The first episode of The Last of Us introduces Tommy Miller as a carefree man who gets into bar fights and comes looking for breakfast at Joel’s place. A caring and compassionate man, Tommy survived the early years of the outbreak with Joel. However, the two separated as Tommy wanted to live a more meaningful life than one that was based solely on survival, leading him to join the Fireflies, a militia group in the series, and later seek redemption and rehabilitation through the community of Jackson.
In the interview with Entertainment Weekly, Luna talks about what the character of Tommy had to go through once he arrived in Boston. He said that Tommy had to ” find somewhere to apply his skill and his need to fight, to restore life and joy and the reasons for living, not just survival.” He adds that in his mind, Tommy realizes that the pattern he had fallen into once he joined the fireflies of killing people didn’t cease and that it likely “increased exponentially.”
He also talks of an emotional scene straight out of the game that the show is based on.

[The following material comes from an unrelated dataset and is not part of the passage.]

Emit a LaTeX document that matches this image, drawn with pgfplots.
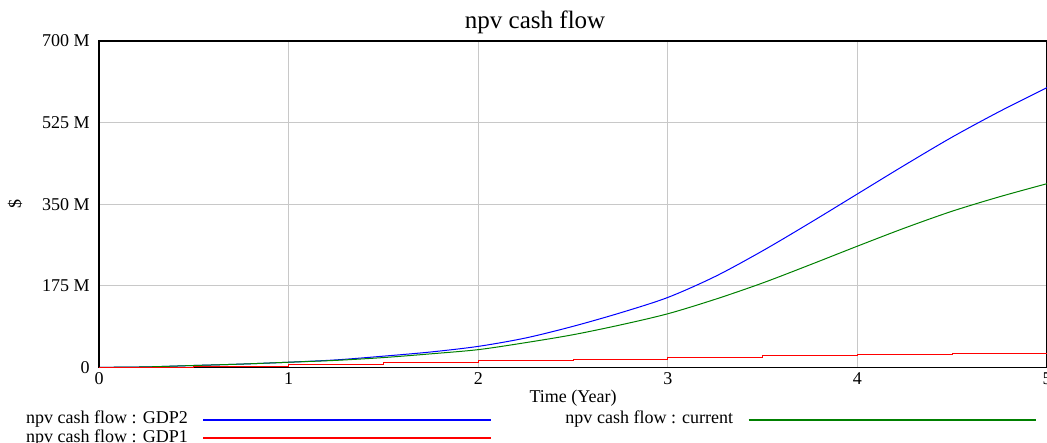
\documentclass[border=0pt]{standalone}
\usepackage{fontspec}
\setmainfont{Liberation Serif}
\usepackage{pgfplots}
\pgfplotsset{compat=1.18}
\definecolor{vgreen}{RGB}{0,128,0}
\definecolor{gridgray}{RGB}{200,200,200}
\begin{document}
\begin{tikzpicture}
\begin{axis}[
  name=ax,
  scale only axis,
  width=947pt, height=326pt,
  xmin=0, xmax=5, ymin=0, ymax=700,
  xtick={0,1,2,3,4,5},
  ytick={0,175,350,525,700},
  yticklabels={0,175 M,350 M,525 M,700 M},
  major tick length=0pt,
  /pgf/number format/assume math mode=true,
  ticklabel style={font=\fontsize{18}{21}\selectfont},
  xticklabel style={yshift=-2pt},
  yticklabel style={xshift=-6pt},
  grid=major,
  grid style={gridgray, line width=1pt},
  axis line style={black, line width=1.5pt},
  title={npv cash flow},
  title style={font=\fontsize{25}{30}\selectfont, at={(rel axis cs:0.46,1.04)}, anchor=center},
  xlabel={Time (Year)},
  xlabel style={font=\fontsize{18}{21}\selectfont, at={(rel axis cs:0.5,-0.095)}, anchor=center},
  ylabel={\$},
  ylabel style={font=\fontsize{18}{21}\selectfont, at={(rel axis cs:-0.0887,0.5)}, anchor=center},
  legend columns=2,
  legend plot pos=right,
  legend image code/.code={\draw[#1, line width=1.3pt] (0pt,0pt) -- (287pt,0pt);},
  legend style={
    at={(rel axis cs:-0.0803,-0.13)}, anchor=north west,
    draw=none, fill=none,
    font=\fontsize{18}{21}\selectfont,
    nodes={inner sep=0pt, text height=12pt, text depth=4pt},
    row sep=2pt,
    column sep=15pt,
    /tikz/every even column/.append style={column sep=74pt},
  },
]
\addplot[blue, line width=1pt, smooth] coordinates {
(0,0) (0.25,1) (0.5,4) (0.75,7) (1,11) (1.25,16) (1.5,24) (1.75,33) (2,45) (2.25,63) (2.5,88) (2.75,117) (3,150) (3.25,195) (3.5,250) (3.75,310) (4,372) (4.25,434) (4.5,494) (4.75,549) (5,600)
};
\addlegendentry{npv cash flow : GDP2}
\addplot[vgreen, line width=1pt, smooth] coordinates {
(0,0) (0.25,1) (0.5,4) (0.75,7) (1,11) (1.25,15) (1.5,21) (1.75,29) (2,38) (2.25,53) (2.5,70) (2.75,91) (3,115) (3.25,146) (3.5,181) (3.75,220) (4,260) (4.25,299) (4.5,335) (4.75,366) (5,394)
};
\addlegendentry{npv cash flow : current}
\addplot[red, line width=1pt, const plot] coordinates {
(0,0) (0.5,2) (1,7) (1.5,11) (2,14) (2.5,17) (3,22) (3.5,25) (4,27) (4.5,29) (5,31)
};
\addlegendentry{npv cash flow : GDP1}
\end{axis}
\pgfresetboundingbox
\path ([xshift=-99pt,yshift=-75pt]ax.south west) rectangle ([yshift=41pt]ax.north east);
\end{tikzpicture}
\end{document}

This is a scene that he shares with Pedro Pascal. Luna describes how the pair worked together to make the scene true to the source material, and that they restructured the delivery and unfolding of it rather than change it.
Luna says, “It made it feel right in terms of the way we hit each of these beats: how I eventually build the courage to stand up to [Joel] and tell him the truth and tell him what is an extremely joyful thing for me but potentially a very hurtful thing for him to hear, that I was gonna be a father. That was pretty much the only scene on the slate that whole day. It was just Pedro and I being brothers and doing what brothers do: laughing, joking, needling each other, and eventually fighting.”
The scene is very powerful in that sense, and Luna does a good job of displaying Tommy as an empathetic man that is “rebuilding, reconstructing his spirit, reconstructing his heart, and building a family of his own in the name of survival”, via TV Guide. .
The Last of Us season one continues Sundays at 9/8c on HBO. The Last of Us episode seven will drop on February 26.